Clients who are first introduced to the concept of strict liability in the context of a product liability lawsuit are often shocked to learn they can be held liable for a product defect simply because they sold the defective product. The first question we always hear in these situations is “How can I be held liable if I did not have any involvement in the decisions that went into how the product was designed or built?”
However, in some states, such as Texas and recently Oklahoma, the legislature has heard the cries of these retailers and passed a law that modifies the strict liability standard for defendants in a product liability lawsuit, which provides some relief to the “innocent seller.”
In a nutshell, some states have recognized that the strict liability concept is not good for business. In certain situations, it is unfair to force a retailer to bear the cost of defending litigation involving a product it knows nothing about, when the manufacturer is available to be sued and is the party in the best position to defend its product. Even though the retailer will almost always have the right to seek indemnification from the manufacturer, it is up to the plaintiff to decide who to sue, and in some instances a plaintiff will make the conscious decision to only sue the retailer and not include the manufacturer.
For example, a plaintiff might be able to avoid a certain venue, such as federal court, by not including the manufacturer in the product liability lawsuit. This may mean a more favorable demographic landscape in the jury pool for the plaintiff. There are a number of reasons why a plaintiff may be motivated to not include a manufacturer in a product liability lawsuit, where they already have the deep pockets of the retailer available. As a result, these situations where the retailer can be left holding the bag make it more expensive and more difficult for retailers to manage their product liability risk.
If the retailer does not have the “innocent seller” defense available in the state where they are sued, the plaintiff may be satisfied with not bringing in the manufacturer since they can recover all of their product defect claims against the retailer under the traditional notions of strict liability. Therefore, it is important for the retailer and insurer to be cognizant of their rights in states where the innocent seller defense is available and to plan accordingly for their product liability risk in states where this helpful defense is not available.
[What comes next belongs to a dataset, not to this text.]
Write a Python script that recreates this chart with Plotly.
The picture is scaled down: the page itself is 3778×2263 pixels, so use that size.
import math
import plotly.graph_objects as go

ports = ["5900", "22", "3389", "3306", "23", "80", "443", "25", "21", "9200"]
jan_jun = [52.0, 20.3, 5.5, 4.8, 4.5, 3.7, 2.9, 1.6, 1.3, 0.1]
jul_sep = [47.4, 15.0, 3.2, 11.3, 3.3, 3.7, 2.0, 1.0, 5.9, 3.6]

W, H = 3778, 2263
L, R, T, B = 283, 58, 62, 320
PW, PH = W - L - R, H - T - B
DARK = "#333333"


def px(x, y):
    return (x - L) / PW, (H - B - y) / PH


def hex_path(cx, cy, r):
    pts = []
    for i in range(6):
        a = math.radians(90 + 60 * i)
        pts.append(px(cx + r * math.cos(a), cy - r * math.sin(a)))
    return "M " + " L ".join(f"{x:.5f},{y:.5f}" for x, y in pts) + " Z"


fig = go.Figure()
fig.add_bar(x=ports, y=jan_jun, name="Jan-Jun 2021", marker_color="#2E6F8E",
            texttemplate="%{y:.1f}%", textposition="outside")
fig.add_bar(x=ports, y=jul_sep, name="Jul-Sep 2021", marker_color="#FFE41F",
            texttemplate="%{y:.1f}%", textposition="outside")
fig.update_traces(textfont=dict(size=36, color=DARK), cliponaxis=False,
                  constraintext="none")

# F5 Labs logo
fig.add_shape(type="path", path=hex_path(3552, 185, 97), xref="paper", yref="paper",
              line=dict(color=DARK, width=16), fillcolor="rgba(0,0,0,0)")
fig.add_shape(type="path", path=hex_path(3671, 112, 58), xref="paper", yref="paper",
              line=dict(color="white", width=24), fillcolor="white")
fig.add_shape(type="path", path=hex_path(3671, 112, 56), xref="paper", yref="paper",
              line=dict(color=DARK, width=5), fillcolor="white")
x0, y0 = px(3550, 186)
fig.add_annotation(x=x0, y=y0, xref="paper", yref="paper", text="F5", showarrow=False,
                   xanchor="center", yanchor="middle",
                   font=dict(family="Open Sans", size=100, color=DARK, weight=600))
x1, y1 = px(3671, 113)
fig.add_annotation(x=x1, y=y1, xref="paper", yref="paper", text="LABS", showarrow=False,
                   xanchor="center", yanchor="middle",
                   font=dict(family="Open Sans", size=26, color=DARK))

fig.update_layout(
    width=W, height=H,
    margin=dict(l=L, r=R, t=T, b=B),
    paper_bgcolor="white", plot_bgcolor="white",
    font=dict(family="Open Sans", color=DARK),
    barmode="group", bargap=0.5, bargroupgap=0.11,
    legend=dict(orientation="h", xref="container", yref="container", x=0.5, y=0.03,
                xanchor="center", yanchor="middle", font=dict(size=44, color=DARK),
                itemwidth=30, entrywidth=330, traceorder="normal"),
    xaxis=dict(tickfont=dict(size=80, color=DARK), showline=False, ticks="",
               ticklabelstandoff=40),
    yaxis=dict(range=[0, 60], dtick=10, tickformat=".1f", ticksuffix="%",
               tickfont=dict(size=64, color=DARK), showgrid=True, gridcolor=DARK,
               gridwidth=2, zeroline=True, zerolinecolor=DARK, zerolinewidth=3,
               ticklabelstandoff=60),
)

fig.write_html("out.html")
Nevertheless, even in states where the innocent seller defense may be available, such as Oklahoma and Texas where I practice, the retailer is not necessarily off the hook. Some plaintiffs’ lawyers have attempted to circumvent this defense through artful pleading. In Texas, plaintiffs will sometimes argue that a retailer should be held liable for a product’s defect that purportedly caused their injury under a provision of the Uniform Commercial Code (UCC). Article 2 of the UCC applies to retailers and creates implied warranties of merchantability and fitness for a particular purpose. The implied warranty of merchantability means that the product is fit to use for the ordinary purposes that buyers would intend to use it. The implied warranty of fitness for a particular purpose applies when the buyer intends to use a product for a specific purpose and the seller knows this, and the buyer relies on the seller’s expertise to choose a product for this specific use.
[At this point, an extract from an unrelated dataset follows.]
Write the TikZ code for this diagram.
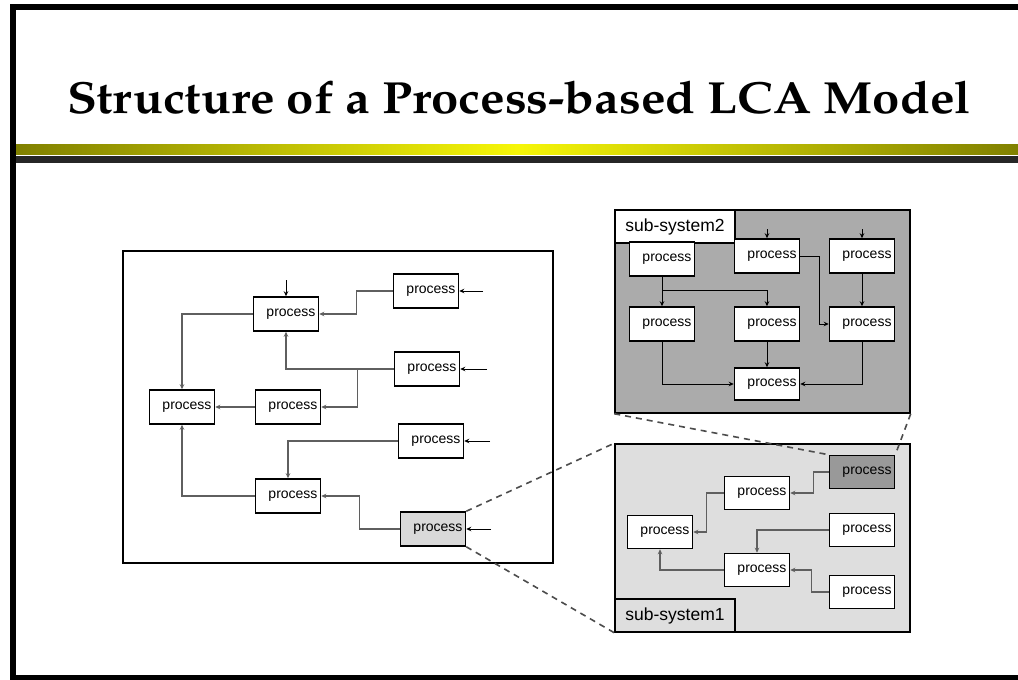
\documentclass[tikz,border=0pt]{standalone}
\usepackage{fontspec}
\setsansfont{Liberation Sans}
\newfontfamily\titlefont{texgyrepagella-bold.otf}[FakeStretch=1.09]
\usetikzlibrary{arrows.meta}

\definecolor{olivebar}{RGB}{128,128,0}
\definecolor{yellowbar}{RGB}{246,246,8}
\definecolor{linegray}{RGB}{95,95,95}

\tikzset{
  proc/.style={draw, line width=1.5pt, fill=white, minimum width=65pt, minimum height=34pt,
    inner sep=2pt, text width=59pt, align=right, font=\sffamily\fontsize{14}{14}\selectfont},
  flow/.style={->, line width=1.3pt, draw=linegray},
  feed/.style={->, line width=1pt},
  zoomline/.style={line width=1.6pt, draw=black!70, dash pattern=on 6pt off 5pt},
  sysbox/.style={draw, line width=1.5pt, inner sep=0pt},
  syslabel/.style={draw, line width=1.5pt, minimum width=120pt, minimum height=33pt,
    inner sep=0pt, font=\sffamily\fontsize{17.5}{17.5}\selectfont},
}

\begin{document}
\begin{tikzpicture}[x=1pt,y=-1pt,>={Stealth[length=5pt,width=4.5pt]}]
	\useasboundingbox (0,0) rectangle (1018,680);
	% slide frame and title
	\draw[line width=6pt] (1030,6.5) -- (13,6.5) -- (13,678) -- (1030,678);
	\shade[left color=olivebar, right color=olivebar, middle color=yellowbar] (16,144) rectangle (1018,154);
	\fill[black!85] (16,156) rectangle (1018,163);
	\node[anchor=base west, inner sep=0pt, font=\titlefont\fontsize{45}{45}\selectfont] (title) at (67,113) {Structure of a Process-based LCA Model};

	% whole model
	\node[sysbox, minimum width=430pt, minimum height=312pt] (model) at (338,407) {};
	\node[proc] (ptop) at (286,314) {process};
	\node[proc] (pr1) at (426,291) {process};
	\node[proc] (pr2) at (427,369) {process};
	\node[proc] (pleft) at (182,407) {process};
	\node[proc] (pmid) at (288,407) {process};
	\node[proc] (pr3) at (431,441) {process};
	\node[proc] (pbot) at (288,496) {process};
	\node[proc, fill=black!15] (pgray) at (433,529) {process};
	\coordinate (in0) at (286,280);
	\coordinate (in1) at (483,291);
	\coordinate (in2) at (487,369);
	\coordinate (in3) at (490,441);
	\coordinate (in4) at (491,529);
	\draw[feed] (in0) -- (ptop.north);
	\draw[feed] (in1) -- (pr1.east);
	\draw[feed] (in2) -- (pr2.east);
	\draw[feed] (in3) -- (pr3.east);
	\draw[feed] (in4) -- (pgray.east);
	\draw[flow] (pr1.west) -- ++(-36,0) |- (ptop.east);
	\draw[flow] (ptop.west) -| (pleft.north);
	\draw[flow] (pr2.west) -| (ptop.south);
	\draw[flow] (pr2.west) -- ++(-36,0) |- (pmid.east);
	\draw[flow] (pmid.west) -- (pleft.east);
	\draw[flow] (pr3.west) -| (pbot.north);
	\draw[flow] (pbot.west) -| (pleft.south);
	\draw[flow] (pgray.west) -- ++(-40,0) |- (pbot.east);

	% sub-system2
	\node[sysbox, fill=black!33, minimum width=295pt, minimum height=203pt] (ss2) at (762.5,311.5) {};
	\node[syslabel, fill=white, anchor=north west] (lab2) at (ss2.north west) {sub-system2};
	\node[proc] (sA) at (662,259) {process};
	\node[proc] (sB) at (767,256) {process};
	\node[proc] (sC) at (862,256) {process};
	\node[proc] (sD) at (662,324) {process};
	\node[proc] (sE) at (767,324) {process};
	\node[proc] (sF) at (862,324) {process};
	\node[proc, minimum height=32pt] (sG) at (767,384) {process};
	\coordinate (inB) at (767,229);
	\coordinate (inC) at (862,229);
	\coordinate (split) at (662,290);
	\draw[feed] (inB) -- (sB.north);
	\draw[feed] (inC) -- (sC.north);
	\draw[feed] (sA.south) -- (sD.north);
	\draw[feed] (split) -| (sE.north);
	\draw[feed] (sB.east) -- ++(19,0) |- (sF.west);
	\draw[feed] (sC.south) -- (sF.north);
	\draw[feed] (sE.south) -- (sG.north);
	\draw[feed] (sD.south) |- (sG.west);
	\draw[feed] (sF.south) |- (sG.east);

	% sub-system1
	\node[sysbox, fill=black!13, minimum width=295pt, minimum height=188pt] (ss1) at (762.5,538) {};
	\node[syslabel, fill=black!13, anchor=south west] (lab1) at (ss1.south west) {sub-system1};
	\node[proc, fill=black!40, minimum height=33pt] (sH) at (862,472) {process};
	\node[proc, minimum height=33pt] (sI) at (757,493) {process};
	\node[proc, minimum height=33pt] (sJ) at (660,532) {process};
	\node[proc, minimum height=33pt] (sK) at (862,530) {process};
	\node[proc, minimum height=33pt] (sL) at (757,570) {process};
	\node[proc, minimum height=33pt] (sM) at (862,592) {process};
	\draw[flow] (sH.west) -- ++(-15,0) |- (sI.east);
	\draw[flow] (sI.west) -- ++(-17,0) |- (sJ.east);
	\draw[flow] (sK.west) -| (sL.north);
	\draw[flow] (sL.west) -| (sJ.south);
	\draw[flow] (sM.west) -- ++(-17,0) |- (sL.east);

	% zoom lines
	\draw[zoomline] (pgray.north east) -- (ss1.north west);
	\draw[zoomline] (pgray.south east) -- (ss1.south west);
	\draw[zoomline] (ss2.south west) -- (sH.north west);
	\draw[zoomline] (ss2.south east) -- (sH.north east);
\end{tikzpicture}
\end{document}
Wait! Isn’t that just another way to describe product liability?
What does that mean for the big-box retailer who may sell hundreds of different products? Depending on the state and the artful pleading of plaintiff’s counsel, it means being “innocent” in terms of the manufacture of the product may not be enough to avoid the expense of defending product liability litigation. In response, we often counsel our retail clients to consider not only the tort defenses available under state law but also the defenses set forth in the UCC. Both manufacturers and retailers should be mindful of this nuance in the law when engaging in their business practices in states such as Texas and Oklahoma, where this innocent seller defense may exist, to ensure they are adequately prepared for future product liability litigation.